• Input for this task:
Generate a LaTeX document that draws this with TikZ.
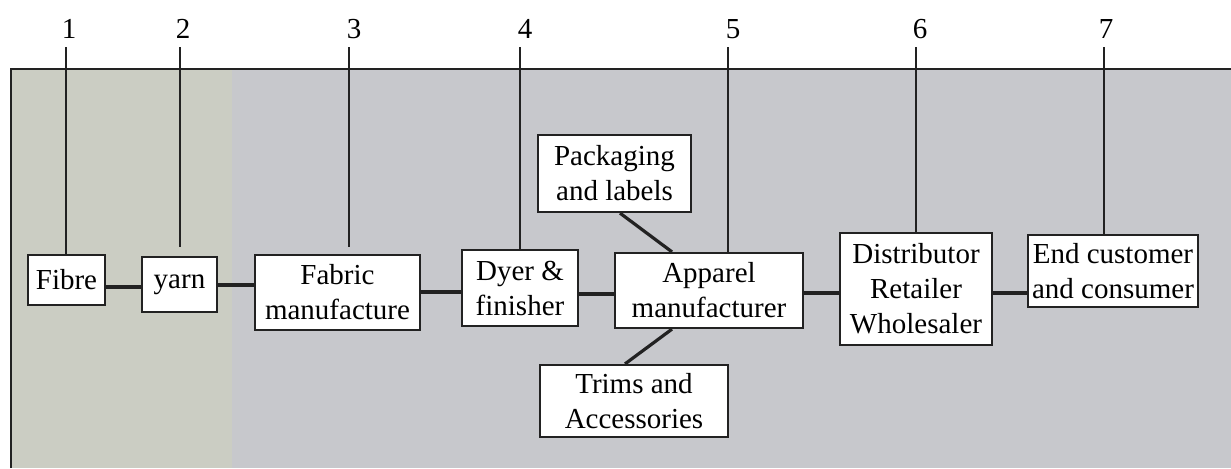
\documentclass[tikz,border=0pt]{standalone}
\usepackage{fontspec}
\setmainfont{Liberation Serif}
\definecolor{bgmain}{HTML}{C7C8CC}
\definecolor{bgleft}{HTML}{CBCDC3}
\definecolor{inkc}{HTML}{222222}
\begin{document}
\begin{tikzpicture}[x=0.5pt,y=-0.5pt,
  stagebox/.style={draw=inkc,line width=1.1pt,fill=white,inner sep=0pt,align=center,
    font=\fontsize{14.5pt}{17.5pt}\selectfont},
  numlab/.style={anchor=base,inner sep=0pt,font=\fontsize{14.5pt}{17.5pt}\selectfont},
  link/.style={draw=inkc,line width=1.6pt},
  stem/.style={draw=inkc,line width=0.8pt}]
\useasboundingbox (0,0) rectangle (1231,468);
% background panel
\fill[bgmain] (11,69) rectangle (1231,468);
\fill[bgleft] (11,69) rectangle (232,468);
\draw[inkc,line width=1.1pt] (11,468) -- (11,69) -- (1231,69);
% boxes
\node[stagebox,minimum width=38.5pt,minimum height=25pt] (fibre) at (66.5,280) {Fibre};
\node[stagebox,minimum width=37.5pt,minimum height=27.5pt] (yarn) at (179.5,284.5) {yarn};
\node[stagebox,minimum width=82.5pt,minimum height=37.5pt] (fabric) at (337.5,292.5) {Fabric\\manufacture};
\node[stagebox,minimum width=58pt,minimum height=38pt] (dyer) at (520,288) {Dyer \&\\finisher};
\node[stagebox,minimum width=94pt,minimum height=37.5pt] (apparel) at (709,290.5) {Apparel\\manufacturer};
\node[stagebox,minimum width=76.5pt,minimum height=38.5pt] (pack) at (614.5,173.5) {Packaging\\and labels};
\node[stagebox,minimum width=94pt,minimum height=36pt] (trims) at (634,401) {Trims and\\Accessories};
\node[stagebox,minimum width=76pt,minimum height=56pt] (dist) at (916,289) {Distributor\\Retailer\\Wholesaler};
\node[stagebox,minimum width=85pt,minimum height=36pt] (endc) at (1113,271) {End customer\\and consumer};
% number labels
\node[numlab] (n1) at (69,38) {1};
\node[numlab] (n2) at (183,38) {2};
\node[numlab] (n3) at (354,38) {3};
\node[numlab] (n4) at (525,38) {4};
\node[numlab] (n5) at (733,38) {5};
\node[numlab] (n6) at (920,38) {6};
\node[numlab] (n7) at (1106,38) {7};
\coordinate (e2) at (180,247);
\coordinate (e3) at (349,247);
% stems
\draw[stem] (66,47) -- (66,0 |- fibre.north);
\draw[stem] (180,47) -- (e2);
\draw[stem] (349,47) -- (e3);
\draw[stem] (520,47) -- (520,0 |- dyer.north);
\draw[stem] (728,47) -- (728,0 |- apparel.north);
\draw[stem] (916,47) -- (916,0 |- dist.north);
\draw[stem] (1104,47) -- (1104,0 |- endc.north);
% horizontal links
\draw[link] (fibre.east |- 0,287) -- (yarn.west |- 0,287);
\draw[link] (yarn.east |- 0,285) -- (fabric.west |- 0,285);
\draw[link] (fabric.east |- 0,292) -- (dyer.west |- 0,292);
\draw[link] (dyer.east |- 0,294) -- (apparel.west |- 0,294);
\draw[link] (apparel.east |- 0,293) -- (dist.west |- 0,293);
\draw[link] (dist.east |- 0,293) -- (endc.west |- 0,293);
% diagonal links
\draw[link] (pack.south -| 620,0) -- (apparel.north -| 672,0);
\draw[link] (apparel.south -| 672,0) -- (trims.north -| 625,0);
\end{tikzpicture}
\end{document}
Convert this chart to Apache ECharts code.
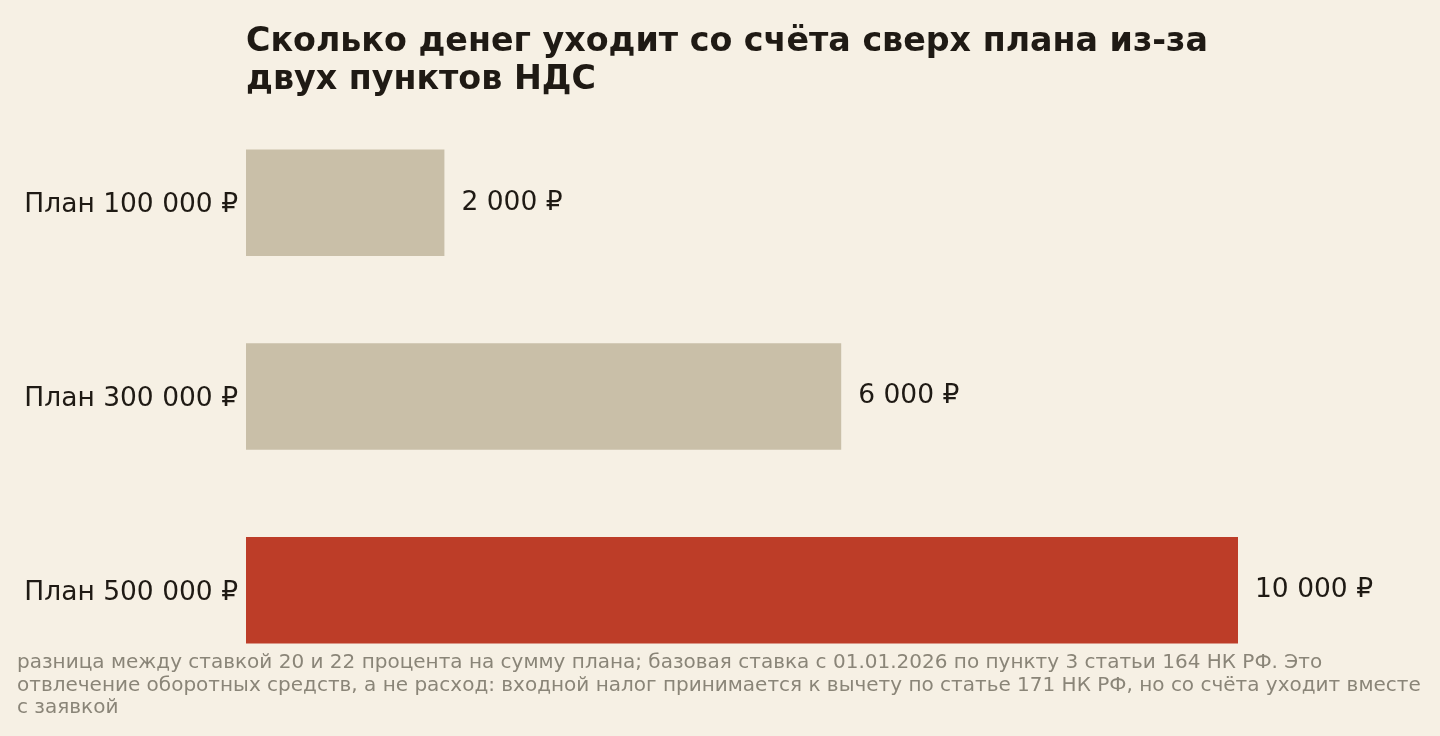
<!DOCTYPE html>
<html>
<head>
<meta charset="utf-8">
<script src="https://cdn.jsdelivr.net/npm/echarts@6/dist/echarts.min.js"></script>
<style>
  html, body { margin: 0; padding: 0; background: #f6f0e4; }
  #result { width: 1440px; height: 736px; }
</style>
</head>
<body>
<div id="result"></div>
<script>
var categories = ['План 100 000 ₽', 'План 300 000 ₽', 'План 500 000 ₽'];
var values = [2000, 6000, 10000];
var barColors = ['#c9bfa8', '#c9bfa8', '#bd3d28'];

var titleLines = ['Сколько денег уходит со счёта сверх плана из-за', 'двух пунктов НДС'];
var noteLines = [
	'разница между ставкой 20 и 22 процента на сумму плана; базовая ставка с 01.01.2026 по пункту 3 статьи 164 НК РФ. Это',
	'отвлечение оборотных средств, а не расход: входной налог принимается к вычету по статье 171 НК РФ, но со счёта уходит вместе',
	'с заявкой'
];

var font = '"DejaVu Sans", sans-serif';

function rub(v) {
	return String(v).replace(/\B(?=(\d{3})+(?!\d))/g, ' ') + ' ₽';
}

var myChart = echarts.init(document.getElementById('result'));

var option = {
	backgroundColor: '#f6f0e4',
	animation: false,
	textStyle: {
		fontFamily: font
	},
	title: [{
			text: titleLines.join('\n'),
			left: 246,
			top: 23,
			padding: 0,
			textStyle: {
				fontFamily: font,
				fontSize: 33.3,
				fontWeight: 'bold',
				lineHeight: 38,
				color: '#1f1a14'
			}
		},
		{
			text: noteLines.join('\n'),
			left: 17,
			top: 652,
			padding: 0,
			textStyle: {
				fontFamily: font,
				fontSize: 20,
				fontWeight: 'normal',
				lineHeight: 22.5,
				color: '#8a8578'
			}
		}
	],
	grid: {
		left: 246,
		right: 202,
		top: 106,
		bottom: 49,
		containLabel: false
	},
	xAxis: {
		type: 'value',
		min: 0,
		max: 10000,
		show: false
	},
	yAxis: {
		type: 'category',
		data: categories,
		inverse: true,
		axisLine: { show: false },
		axisTick: { show: false },
		splitLine: { show: false },
		axisLabel: {
			margin: 8,
			fontSize: 26.5,
			color: '#1f1a14',
			fontFamily: font,
			formatter: function (v) { return '{a|' + v + '}'; },
			rich: {
				a: {
					fontSize: 26.5,
					fontFamily: font,
					color: '#1f1a14',
					padding: [5, 0, 0, 0]
				}
			}
		}
	},
	series: [{
		type: 'bar',
		data: values.map(function (v, i) {
			return { value: v, itemStyle: { color: barColors[i] } };
		}),
		barCategoryGap: '45%',
		label: {
			show: true,
			position: 'right',
			distance: 17,
			fontSize: 26.5,
			color: '#1f1a14',
			fontFamily: font,
			formatter: function (p) { return rub(p.value); }
		}
	}]
};

myChart.setOption(option);
</script>
</body>
</html>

• Task prompt: Extract the full listing exactly, with the pictures left out.

• Correct answer:
Generate a LaTeX document that draws this with TikZ.
\documentclass[tikz,border=0pt]{standalone}
\usepackage{fontspec}
\setmainfont{Liberation Serif}
\definecolor{bgmain}{HTML}{C7C8CC}
\definecolor{bgleft}{HTML}{CBCDC3}
\definecolor{inkc}{HTML}{222222}
\begin{document}
\begin{tikzpicture}[x=0.5pt,y=-0.5pt,
  stagebox/.style={draw=inkc,line width=1.1pt,fill=white,inner sep=0pt,align=center,
    font=\fontsize{14.5pt}{17.5pt}\selectfont},
  numlab/.style={anchor=base,inner sep=0pt,font=\fontsize{14.5pt}{17.5pt}\selectfont},
  link/.style={draw=inkc,line width=1.6pt},
  stem/.style={draw=inkc,line width=0.8pt}]
\useasboundingbox (0,0) rectangle (1231,468);
% background panel
\fill[bgmain] (11,69) rectangle (1231,468);
\fill[bgleft] (11,69) rectangle (232,468);
\draw[inkc,line width=1.1pt] (11,468) -- (11,69) -- (1231,69);
% boxes
\node[stagebox,minimum width=38.5pt,minimum height=25pt] (fibre) at (66.5,280) {Fibre};
\node[stagebox,minimum width=37.5pt,minimum height=27.5pt] (yarn) at (179.5,284.5) {yarn};
\node[stagebox,minimum width=82.5pt,minimum height=37.5pt] (fabric) at (337.5,292.5) {Fabric\\manufacture};
\node[stagebox,minimum width=58pt,minimum height=38pt] (dyer) at (520,288) {Dyer \&\\finisher};
\node[stagebox,minimum width=94pt,minimum height=37.5pt] (apparel) at (709,290.5) {Apparel\\manufacturer};
\node[stagebox,minimum width=76.5pt,minimum height=38.5pt] (pack) at (614.5,173.5) {Packaging\\and labels};
\node[stagebox,minimum width=94pt,minimum height=36pt] (trims) at (634,401) {Trims and\\Accessories};
\node[stagebox,minimum width=76pt,minimum height=56pt] (dist) at (916,289) {Distributor\\Retailer\\Wholesaler};
\node[stagebox,minimum width=85pt,minimum height=36pt] (endc) at (1113,271) {End customer\\and consumer};
% number labels
\node[numlab] (n1) at (69,38) {1};
\node[numlab] (n2) at (183,38) {2};
\node[numlab] (n3) at (354,38) {3};
\node[numlab] (n4) at (525,38) {4};
\node[numlab] (n5) at (733,38) {5};
\node[numlab] (n6) at (920,38) {6};
\node[numlab] (n7) at (1106,38) {7};
\coordinate (e2) at (180,247);
\coordinate (e3) at (349,247);
% stems
\draw[stem] (66,47) -- (66,0 |- fibre.north);
\draw[stem] (180,47) -- (e2);
\draw[stem] (349,47) -- (e3);
\draw[stem] (520,47) -- (520,0 |- dyer.north);
\draw[stem] (728,47) -- (728,0 |- apparel.north);
\draw[stem] (916,47) -- (916,0 |- dist.north);
\draw[stem] (1104,47) -- (1104,0 |- endc.north);
% horizontal links
\draw[link] (fibre.east |- 0,287) -- (yarn.west |- 0,287);
\draw[link] (yarn.east |- 0,285) -- (fabric.west |- 0,285);
\draw[link] (fabric.east |- 0,292) -- (dyer.west |- 0,292);
\draw[link] (dyer.east |- 0,294) -- (apparel.west |- 0,294);
\draw[link] (apparel.east |- 0,293) -- (dist.west |- 0,293);
\draw[link] (dist.east |- 0,293) -- (endc.west |- 0,293);
% diagonal links
\draw[link] (pack.south -| 620,0) -- (apparel.north -| 672,0);
\draw[link] (apparel.south -| 672,0) -- (trims.north -| 625,0);
\end{tikzpicture}
\end{document}
Convert this chart to Apache ECharts code.
<!DOCTYPE html>
<html>
<head>
<meta charset="utf-8">
<script src="https://cdn.jsdelivr.net/npm/echarts@6/dist/echarts.min.js"></script>
<style>
  html, body { margin: 0; padding: 0; background: #f6f0e4; }
  #result { width: 1440px; height: 736px; }
</style>
</head>
<body>
<div id="result"></div>
<script>
var categories = ['План 100 000 ₽', 'План 300 000 ₽', 'План 500 000 ₽'];
var values = [2000, 6000, 10000];
var barColors = ['#c9bfa8', '#c9bfa8', '#bd3d28'];

var titleLines = ['Сколько денег уходит со счёта сверх плана из-за', 'двух пунктов НДС'];
var noteLines = [
	'разница между ставкой 20 и 22 процента на сумму плана; базовая ставка с 01.01.2026 по пункту 3 статьи 164 НК РФ. Это',
	'отвлечение оборотных средств, а не расход: входной налог принимается к вычету по статье 171 НК РФ, но со счёта уходит вместе',
	'с заявкой'
];

var font = '"DejaVu Sans", sans-serif';

function rub(v) {
	return String(v).replace(/\B(?=(\d{3})+(?!\d))/g, ' ') + ' ₽';
}

var myChart = echarts.init(document.getElementById('result'));

var option = {
	backgroundColor: '#f6f0e4',
	animation: false,
	textStyle: {
		fontFamily: font
	},
	title: [{
			text: titleLines.join('\n'),
			left: 246,
			top: 23,
			padding: 0,
			textStyle: {
				fontFamily: font,
				fontSize: 33.3,
				fontWeight: 'bold',
				lineHeight: 38,
				color: '#1f1a14'
			}
		},
		{
			text: noteLines.join('\n'),
			left: 17,
			top: 652,
			padding: 0,
			textStyle: {
				fontFamily: font,
				fontSize: 20,
				fontWeight: 'normal',
				lineHeight: 22.5,
				color: '#8a8578'
			}
		}
	],
	grid: {
		left: 246,
		right: 202,
		top: 106,
		bottom: 49,
		containLabel: false
	},
	xAxis: {
		type: 'value',
		min: 0,
		max: 10000,
		show: false
	},
	yAxis: {
		type: 'category',
		data: categories,
		inverse: true,
		axisLine: { show: false },
		axisTick: { show: false },
		splitLine: { show: false },
		axisLabel: {
			margin: 8,
			fontSize: 26.5,
			color: '#1f1a14',
			fontFamily: font,
			formatter: function (v) { return '{a|' + v + '}'; },
			rich: {
				a: {
					fontSize: 26.5,
					fontFamily: font,
					color: '#1f1a14',
					padding: [5, 0, 0, 0]
				}
			}
		}
	},
	series: [{
		type: 'bar',
		data: values.map(function (v, i) {
			return { value: v, itemStyle: { color: barColors[i] } };
		}),
		barCategoryGap: '45%',
		label: {
			show: true,
			position: 'right',
			distance: 17,
			fontSize: 26.5,
			color: '#1f1a14',
			fontFamily: font,
			formatter: function (p) { return rub(p.value); }
		}
	}]
};

myChart.setOption(option);
</script>
</body>
</html>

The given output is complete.